Supplied data ->
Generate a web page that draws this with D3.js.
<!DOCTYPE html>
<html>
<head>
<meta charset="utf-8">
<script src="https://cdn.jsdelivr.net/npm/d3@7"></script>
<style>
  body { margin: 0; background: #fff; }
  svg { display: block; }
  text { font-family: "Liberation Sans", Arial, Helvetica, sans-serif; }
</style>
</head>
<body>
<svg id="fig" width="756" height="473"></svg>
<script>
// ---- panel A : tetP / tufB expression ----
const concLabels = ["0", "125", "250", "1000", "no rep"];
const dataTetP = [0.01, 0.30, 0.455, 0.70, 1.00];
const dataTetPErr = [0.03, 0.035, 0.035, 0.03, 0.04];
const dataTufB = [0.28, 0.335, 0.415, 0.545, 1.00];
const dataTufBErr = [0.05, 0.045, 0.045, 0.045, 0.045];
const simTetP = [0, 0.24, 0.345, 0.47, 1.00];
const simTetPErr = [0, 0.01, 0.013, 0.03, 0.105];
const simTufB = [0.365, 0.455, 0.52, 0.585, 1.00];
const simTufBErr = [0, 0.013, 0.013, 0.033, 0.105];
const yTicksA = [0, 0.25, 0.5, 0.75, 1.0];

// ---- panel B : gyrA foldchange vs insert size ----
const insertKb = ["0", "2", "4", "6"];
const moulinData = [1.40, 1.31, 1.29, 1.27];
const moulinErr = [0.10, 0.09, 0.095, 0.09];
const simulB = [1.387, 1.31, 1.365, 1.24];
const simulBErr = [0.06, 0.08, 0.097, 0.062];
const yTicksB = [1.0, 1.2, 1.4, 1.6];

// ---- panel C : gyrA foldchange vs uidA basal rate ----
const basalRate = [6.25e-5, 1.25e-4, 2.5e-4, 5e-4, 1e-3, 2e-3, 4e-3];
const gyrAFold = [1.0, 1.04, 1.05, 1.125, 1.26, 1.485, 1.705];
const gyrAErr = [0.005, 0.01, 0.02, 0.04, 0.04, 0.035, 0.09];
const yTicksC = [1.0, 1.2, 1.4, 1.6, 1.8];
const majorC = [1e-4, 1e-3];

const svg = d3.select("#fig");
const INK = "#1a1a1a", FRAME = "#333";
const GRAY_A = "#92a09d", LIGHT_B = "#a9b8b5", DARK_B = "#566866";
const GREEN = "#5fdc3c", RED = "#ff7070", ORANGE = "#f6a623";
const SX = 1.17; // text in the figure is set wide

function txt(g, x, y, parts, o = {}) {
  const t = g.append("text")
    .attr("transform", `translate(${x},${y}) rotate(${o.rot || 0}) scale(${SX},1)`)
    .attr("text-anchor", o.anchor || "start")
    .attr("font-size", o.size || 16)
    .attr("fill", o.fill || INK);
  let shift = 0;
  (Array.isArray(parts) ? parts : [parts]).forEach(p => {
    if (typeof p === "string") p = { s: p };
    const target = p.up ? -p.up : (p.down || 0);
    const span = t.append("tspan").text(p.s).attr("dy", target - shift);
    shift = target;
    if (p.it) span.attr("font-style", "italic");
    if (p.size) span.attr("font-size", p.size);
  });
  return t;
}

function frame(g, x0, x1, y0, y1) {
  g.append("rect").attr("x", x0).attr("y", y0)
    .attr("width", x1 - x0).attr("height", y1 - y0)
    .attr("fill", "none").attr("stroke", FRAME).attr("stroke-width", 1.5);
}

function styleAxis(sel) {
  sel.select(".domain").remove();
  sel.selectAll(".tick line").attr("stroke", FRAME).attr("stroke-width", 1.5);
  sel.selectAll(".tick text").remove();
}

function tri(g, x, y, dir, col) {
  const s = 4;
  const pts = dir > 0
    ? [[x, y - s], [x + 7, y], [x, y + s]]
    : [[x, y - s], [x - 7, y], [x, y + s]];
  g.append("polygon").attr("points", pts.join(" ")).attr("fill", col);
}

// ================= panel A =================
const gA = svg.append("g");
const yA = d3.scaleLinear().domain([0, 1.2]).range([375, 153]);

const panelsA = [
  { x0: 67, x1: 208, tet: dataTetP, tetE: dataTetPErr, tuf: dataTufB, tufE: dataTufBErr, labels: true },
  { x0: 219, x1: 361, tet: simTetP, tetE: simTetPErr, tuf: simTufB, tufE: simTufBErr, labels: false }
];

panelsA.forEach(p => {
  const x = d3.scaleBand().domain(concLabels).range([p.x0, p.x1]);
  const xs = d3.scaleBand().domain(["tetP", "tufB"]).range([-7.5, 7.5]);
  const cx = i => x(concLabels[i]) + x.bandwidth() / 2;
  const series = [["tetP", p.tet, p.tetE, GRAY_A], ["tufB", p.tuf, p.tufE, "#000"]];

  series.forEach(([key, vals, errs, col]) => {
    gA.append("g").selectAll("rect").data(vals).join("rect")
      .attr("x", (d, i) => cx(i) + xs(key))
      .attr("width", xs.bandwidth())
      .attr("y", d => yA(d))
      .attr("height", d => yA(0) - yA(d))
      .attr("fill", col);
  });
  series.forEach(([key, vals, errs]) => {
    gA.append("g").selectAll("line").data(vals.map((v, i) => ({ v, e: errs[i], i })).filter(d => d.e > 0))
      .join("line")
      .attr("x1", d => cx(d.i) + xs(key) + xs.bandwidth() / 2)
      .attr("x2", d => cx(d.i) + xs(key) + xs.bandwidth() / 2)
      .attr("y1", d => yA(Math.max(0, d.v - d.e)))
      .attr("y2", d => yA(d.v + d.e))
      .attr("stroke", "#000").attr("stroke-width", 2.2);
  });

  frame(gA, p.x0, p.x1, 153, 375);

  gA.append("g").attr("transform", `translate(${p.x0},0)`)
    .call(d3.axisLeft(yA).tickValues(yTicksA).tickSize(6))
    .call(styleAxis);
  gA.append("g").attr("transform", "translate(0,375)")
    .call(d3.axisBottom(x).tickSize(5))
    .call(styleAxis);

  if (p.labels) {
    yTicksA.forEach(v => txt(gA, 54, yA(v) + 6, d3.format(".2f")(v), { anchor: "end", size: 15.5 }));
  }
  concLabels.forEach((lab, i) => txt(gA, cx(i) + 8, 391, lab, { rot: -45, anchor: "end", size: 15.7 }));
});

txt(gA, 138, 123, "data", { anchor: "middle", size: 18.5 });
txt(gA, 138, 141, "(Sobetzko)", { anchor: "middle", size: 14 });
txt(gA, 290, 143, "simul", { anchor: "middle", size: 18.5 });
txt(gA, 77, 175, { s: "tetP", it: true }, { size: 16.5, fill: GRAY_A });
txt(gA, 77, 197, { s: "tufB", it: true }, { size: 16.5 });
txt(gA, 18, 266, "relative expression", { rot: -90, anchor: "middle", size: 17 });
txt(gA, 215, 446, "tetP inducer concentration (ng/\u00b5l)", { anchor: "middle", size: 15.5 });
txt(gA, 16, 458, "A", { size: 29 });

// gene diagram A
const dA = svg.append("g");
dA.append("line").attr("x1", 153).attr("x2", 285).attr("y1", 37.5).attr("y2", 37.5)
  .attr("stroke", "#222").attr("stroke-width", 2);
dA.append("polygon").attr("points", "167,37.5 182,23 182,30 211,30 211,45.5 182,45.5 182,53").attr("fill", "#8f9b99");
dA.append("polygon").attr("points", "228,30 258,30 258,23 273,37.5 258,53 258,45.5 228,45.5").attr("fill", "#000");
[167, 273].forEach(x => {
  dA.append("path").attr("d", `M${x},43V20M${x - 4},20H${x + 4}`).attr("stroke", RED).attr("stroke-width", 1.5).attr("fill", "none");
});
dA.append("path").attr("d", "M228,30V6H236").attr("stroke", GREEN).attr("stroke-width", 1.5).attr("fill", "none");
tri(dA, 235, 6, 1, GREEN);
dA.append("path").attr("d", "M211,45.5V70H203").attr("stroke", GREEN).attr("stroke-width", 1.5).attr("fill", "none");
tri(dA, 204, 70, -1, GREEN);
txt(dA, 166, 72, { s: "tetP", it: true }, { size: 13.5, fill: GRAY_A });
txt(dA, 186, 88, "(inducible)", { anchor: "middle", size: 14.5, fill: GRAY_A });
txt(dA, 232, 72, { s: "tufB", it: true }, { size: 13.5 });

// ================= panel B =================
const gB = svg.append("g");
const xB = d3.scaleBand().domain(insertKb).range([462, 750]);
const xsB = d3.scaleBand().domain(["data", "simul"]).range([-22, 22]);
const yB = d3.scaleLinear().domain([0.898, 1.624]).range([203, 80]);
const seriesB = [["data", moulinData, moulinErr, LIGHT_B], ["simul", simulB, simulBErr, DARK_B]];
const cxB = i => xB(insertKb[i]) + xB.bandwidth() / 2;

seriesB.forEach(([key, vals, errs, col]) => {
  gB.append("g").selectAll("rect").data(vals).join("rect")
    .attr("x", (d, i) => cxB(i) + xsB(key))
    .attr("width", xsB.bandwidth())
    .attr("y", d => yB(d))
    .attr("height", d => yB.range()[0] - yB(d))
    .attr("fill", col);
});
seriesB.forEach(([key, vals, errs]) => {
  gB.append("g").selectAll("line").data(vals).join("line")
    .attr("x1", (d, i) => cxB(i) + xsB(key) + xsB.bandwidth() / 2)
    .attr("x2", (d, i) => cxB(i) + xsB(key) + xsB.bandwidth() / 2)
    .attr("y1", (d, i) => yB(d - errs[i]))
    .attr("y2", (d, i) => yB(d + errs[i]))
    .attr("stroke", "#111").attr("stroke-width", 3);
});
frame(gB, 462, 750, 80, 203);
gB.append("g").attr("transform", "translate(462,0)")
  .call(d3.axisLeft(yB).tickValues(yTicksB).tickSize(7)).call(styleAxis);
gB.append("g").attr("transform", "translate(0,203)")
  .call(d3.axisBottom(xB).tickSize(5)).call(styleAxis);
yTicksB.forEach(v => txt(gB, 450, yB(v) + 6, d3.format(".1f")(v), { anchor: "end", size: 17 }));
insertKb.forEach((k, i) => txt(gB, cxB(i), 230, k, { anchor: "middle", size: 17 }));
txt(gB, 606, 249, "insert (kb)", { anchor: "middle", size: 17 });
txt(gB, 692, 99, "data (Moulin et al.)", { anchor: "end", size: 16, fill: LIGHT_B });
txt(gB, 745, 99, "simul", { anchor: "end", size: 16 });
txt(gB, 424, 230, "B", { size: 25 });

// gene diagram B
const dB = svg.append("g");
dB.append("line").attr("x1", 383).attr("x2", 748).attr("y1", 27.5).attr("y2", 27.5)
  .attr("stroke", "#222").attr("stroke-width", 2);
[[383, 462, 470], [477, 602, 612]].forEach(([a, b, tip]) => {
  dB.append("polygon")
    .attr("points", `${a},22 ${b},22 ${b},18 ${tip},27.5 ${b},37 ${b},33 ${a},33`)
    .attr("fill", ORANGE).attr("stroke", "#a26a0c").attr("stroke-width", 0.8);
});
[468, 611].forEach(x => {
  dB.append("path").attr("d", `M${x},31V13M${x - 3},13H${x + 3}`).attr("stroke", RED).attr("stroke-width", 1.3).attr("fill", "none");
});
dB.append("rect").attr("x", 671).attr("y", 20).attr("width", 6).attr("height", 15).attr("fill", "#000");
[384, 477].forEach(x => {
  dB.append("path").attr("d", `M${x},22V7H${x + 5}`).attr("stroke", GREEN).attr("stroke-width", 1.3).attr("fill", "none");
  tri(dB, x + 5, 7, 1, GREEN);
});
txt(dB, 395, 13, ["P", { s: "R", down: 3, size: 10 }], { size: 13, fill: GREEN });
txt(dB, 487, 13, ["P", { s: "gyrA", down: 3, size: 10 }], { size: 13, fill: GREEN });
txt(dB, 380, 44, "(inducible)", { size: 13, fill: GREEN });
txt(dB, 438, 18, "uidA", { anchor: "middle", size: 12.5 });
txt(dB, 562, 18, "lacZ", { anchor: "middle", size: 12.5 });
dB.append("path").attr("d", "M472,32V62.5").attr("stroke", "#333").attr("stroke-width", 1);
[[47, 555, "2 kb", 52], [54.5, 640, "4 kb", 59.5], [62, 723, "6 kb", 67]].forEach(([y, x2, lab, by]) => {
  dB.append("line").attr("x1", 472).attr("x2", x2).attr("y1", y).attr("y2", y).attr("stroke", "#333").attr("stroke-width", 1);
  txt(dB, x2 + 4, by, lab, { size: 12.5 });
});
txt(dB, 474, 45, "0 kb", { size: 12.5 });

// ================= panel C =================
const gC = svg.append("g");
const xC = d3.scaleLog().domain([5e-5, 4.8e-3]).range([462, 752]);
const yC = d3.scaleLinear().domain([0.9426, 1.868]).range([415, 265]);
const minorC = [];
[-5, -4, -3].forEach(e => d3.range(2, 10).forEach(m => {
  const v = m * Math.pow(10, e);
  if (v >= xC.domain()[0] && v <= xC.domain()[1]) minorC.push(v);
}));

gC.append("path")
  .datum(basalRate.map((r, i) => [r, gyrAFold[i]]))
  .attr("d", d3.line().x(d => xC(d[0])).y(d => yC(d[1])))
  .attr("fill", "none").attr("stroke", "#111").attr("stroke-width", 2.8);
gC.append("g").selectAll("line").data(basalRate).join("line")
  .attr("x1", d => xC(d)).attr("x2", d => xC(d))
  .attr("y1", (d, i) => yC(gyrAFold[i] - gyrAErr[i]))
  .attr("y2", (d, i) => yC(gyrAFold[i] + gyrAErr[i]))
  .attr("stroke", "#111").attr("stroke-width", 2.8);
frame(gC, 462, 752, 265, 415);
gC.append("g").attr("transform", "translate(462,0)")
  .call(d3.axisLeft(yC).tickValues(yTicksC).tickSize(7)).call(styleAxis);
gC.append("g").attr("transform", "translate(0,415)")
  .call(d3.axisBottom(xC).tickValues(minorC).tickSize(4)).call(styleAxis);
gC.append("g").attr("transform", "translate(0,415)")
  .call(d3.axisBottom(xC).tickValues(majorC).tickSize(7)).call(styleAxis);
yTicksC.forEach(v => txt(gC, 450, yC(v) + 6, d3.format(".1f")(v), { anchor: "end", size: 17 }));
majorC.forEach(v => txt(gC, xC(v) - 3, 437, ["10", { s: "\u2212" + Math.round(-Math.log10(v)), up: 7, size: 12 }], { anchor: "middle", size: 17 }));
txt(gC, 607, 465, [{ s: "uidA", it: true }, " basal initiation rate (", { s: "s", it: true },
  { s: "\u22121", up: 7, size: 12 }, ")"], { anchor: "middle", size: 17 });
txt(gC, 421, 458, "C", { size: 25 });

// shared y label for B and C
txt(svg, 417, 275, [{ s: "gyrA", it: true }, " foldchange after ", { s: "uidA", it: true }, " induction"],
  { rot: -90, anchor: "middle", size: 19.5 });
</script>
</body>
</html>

* * *

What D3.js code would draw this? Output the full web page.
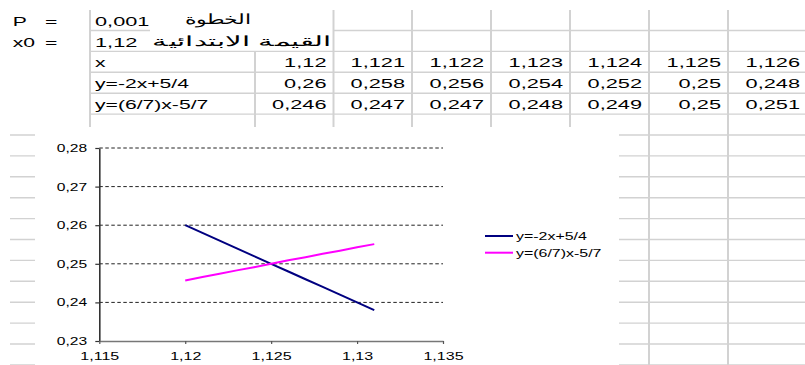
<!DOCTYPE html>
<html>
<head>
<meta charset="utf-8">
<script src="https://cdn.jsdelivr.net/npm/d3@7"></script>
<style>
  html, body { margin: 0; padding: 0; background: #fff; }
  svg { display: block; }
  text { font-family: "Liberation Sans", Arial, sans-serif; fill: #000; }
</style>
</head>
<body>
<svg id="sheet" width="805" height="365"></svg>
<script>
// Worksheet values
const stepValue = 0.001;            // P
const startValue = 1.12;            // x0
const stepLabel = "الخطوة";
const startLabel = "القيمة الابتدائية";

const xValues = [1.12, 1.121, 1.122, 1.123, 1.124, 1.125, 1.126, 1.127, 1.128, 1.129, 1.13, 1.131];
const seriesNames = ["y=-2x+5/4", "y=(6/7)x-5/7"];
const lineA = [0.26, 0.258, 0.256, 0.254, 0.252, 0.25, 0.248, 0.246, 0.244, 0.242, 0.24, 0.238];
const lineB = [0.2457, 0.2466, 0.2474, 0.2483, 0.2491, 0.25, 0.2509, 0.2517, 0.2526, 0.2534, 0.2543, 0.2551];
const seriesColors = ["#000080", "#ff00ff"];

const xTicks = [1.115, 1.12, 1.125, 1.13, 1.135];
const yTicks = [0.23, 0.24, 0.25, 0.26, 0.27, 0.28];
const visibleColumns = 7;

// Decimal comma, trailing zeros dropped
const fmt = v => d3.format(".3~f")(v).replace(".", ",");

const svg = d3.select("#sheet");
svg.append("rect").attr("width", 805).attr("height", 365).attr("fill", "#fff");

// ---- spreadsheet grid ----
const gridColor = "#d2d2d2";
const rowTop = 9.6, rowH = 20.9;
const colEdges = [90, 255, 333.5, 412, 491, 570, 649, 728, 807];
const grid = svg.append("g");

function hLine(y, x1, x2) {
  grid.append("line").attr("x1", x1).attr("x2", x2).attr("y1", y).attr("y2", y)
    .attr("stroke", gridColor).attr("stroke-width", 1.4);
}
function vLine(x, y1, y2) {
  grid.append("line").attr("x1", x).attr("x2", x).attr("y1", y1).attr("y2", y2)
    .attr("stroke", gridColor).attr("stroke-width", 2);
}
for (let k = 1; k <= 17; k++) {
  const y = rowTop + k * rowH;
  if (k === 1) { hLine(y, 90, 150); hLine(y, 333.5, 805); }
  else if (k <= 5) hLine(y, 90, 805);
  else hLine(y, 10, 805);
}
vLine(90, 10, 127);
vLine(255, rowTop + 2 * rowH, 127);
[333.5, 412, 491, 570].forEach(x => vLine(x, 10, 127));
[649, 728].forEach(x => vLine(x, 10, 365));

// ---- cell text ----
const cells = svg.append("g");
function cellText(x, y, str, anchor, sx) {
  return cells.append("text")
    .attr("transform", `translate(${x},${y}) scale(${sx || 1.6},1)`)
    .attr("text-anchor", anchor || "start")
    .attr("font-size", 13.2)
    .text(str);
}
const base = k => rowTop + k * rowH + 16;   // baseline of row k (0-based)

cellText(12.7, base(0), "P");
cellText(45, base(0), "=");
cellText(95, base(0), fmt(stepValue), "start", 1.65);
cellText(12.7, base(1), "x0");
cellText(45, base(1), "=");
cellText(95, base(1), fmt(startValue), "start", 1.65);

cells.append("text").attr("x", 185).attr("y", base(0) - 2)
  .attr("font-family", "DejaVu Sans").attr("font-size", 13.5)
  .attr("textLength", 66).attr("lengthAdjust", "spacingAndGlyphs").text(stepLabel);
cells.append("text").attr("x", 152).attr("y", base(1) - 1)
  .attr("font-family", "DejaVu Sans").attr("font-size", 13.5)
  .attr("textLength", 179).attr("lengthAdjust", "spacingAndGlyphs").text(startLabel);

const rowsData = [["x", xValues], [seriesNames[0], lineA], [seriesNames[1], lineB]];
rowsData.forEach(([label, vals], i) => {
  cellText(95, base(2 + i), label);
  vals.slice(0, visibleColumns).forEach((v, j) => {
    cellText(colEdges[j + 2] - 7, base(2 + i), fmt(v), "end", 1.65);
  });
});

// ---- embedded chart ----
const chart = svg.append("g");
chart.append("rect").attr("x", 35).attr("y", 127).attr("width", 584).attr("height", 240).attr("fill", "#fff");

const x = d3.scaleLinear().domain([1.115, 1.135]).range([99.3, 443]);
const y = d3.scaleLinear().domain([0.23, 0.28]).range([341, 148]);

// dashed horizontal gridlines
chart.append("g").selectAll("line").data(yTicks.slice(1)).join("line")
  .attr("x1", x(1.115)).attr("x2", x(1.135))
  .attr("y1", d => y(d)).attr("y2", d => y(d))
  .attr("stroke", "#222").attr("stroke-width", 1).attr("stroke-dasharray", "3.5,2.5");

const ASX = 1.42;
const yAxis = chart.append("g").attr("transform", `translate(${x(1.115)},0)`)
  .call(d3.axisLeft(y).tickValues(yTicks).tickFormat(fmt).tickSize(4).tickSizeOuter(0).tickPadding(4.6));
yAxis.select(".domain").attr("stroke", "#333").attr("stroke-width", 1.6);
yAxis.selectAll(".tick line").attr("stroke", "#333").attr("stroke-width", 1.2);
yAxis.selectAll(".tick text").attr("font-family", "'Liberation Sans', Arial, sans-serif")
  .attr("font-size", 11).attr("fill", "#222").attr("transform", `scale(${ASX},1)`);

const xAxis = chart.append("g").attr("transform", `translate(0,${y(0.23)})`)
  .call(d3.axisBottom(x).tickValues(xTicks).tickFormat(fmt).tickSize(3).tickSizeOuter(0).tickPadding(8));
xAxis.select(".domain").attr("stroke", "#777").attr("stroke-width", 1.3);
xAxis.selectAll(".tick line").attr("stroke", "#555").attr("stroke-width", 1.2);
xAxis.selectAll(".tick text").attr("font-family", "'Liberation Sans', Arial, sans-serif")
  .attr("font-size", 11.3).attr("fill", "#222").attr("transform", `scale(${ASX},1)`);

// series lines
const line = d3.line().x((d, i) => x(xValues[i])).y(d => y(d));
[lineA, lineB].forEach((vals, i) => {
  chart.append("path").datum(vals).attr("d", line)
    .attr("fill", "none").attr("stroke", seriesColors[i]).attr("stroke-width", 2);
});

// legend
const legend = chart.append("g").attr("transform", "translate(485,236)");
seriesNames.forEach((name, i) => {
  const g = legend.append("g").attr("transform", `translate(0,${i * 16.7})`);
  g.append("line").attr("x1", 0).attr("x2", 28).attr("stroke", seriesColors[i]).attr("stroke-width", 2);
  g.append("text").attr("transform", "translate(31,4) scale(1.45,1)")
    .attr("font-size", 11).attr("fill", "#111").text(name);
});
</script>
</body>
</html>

Exercise objective ->
Extract the lines of the preceding material that run from the line with "Generate a web" through the line with "const majorC = [1e-4, 1e-3];", inclusive, reproducing them exactly and adding nothing.

Solution to the problem ->
Generate a web page that draws this with D3.js.
<!DOCTYPE html>
<html>
<head>
<meta charset="utf-8">
<script src="https://cdn.jsdelivr.net/npm/d3@7"></script>
<style>
  body { margin: 0; background: #fff; }
  svg { display: block; }
  text { font-family: "Liberation Sans", Arial, Helvetica, sans-serif; }
</style>
</head>
<body>
<svg id="fig" width="756" height="473"></svg>
<script>
// ---- panel A : tetP / tufB expression ----
const concLabels = ["0", "125", "250", "1000", "no rep"];
const dataTetP = [0.01, 0.30, 0.455, 0.70, 1.00];
const dataTetPErr = [0.03, 0.035, 0.035, 0.03, 0.04];
const dataTufB = [0.28, 0.335, 0.415, 0.545, 1.00];
const dataTufBErr = [0.05, 0.045, 0.045, 0.045, 0.045];
const simTetP = [0, 0.24, 0.345, 0.47, 1.00];
const simTetPErr = [0, 0.01, 0.013, 0.03, 0.105];
const simTufB = [0.365, 0.455, 0.52, 0.585, 1.00];
const simTufBErr = [0, 0.013, 0.013, 0.033, 0.105];
const yTicksA = [0, 0.25, 0.5, 0.75, 1.0];

// ---- panel B : gyrA foldchange vs insert size ----
const insertKb = ["0", "2", "4", "6"];
const moulinData = [1.40, 1.31, 1.29, 1.27];
const moulinErr = [0.10, 0.09, 0.095, 0.09];
const simulB = [1.387, 1.31, 1.365, 1.24];
const simulBErr = [0.06, 0.08, 0.097, 0.062];
const yTicksB = [1.0, 1.2, 1.4, 1.6];

// ---- panel C : gyrA foldchange vs uidA basal rate ----
const basalRate = [6.25e-5, 1.25e-4, 2.5e-4, 5e-4, 1e-3, 2e-3, 4e-3];
const gyrAFold = [1.0, 1.04, 1.05, 1.125, 1.26, 1.485, 1.705];
const gyrAErr = [0.005, 0.01, 0.02, 0.04, 0.04, 0.035, 0.09];
const yTicksC = [1.0, 1.2, 1.4, 1.6, 1.8];
const majorC = [1e-4, 1e-3];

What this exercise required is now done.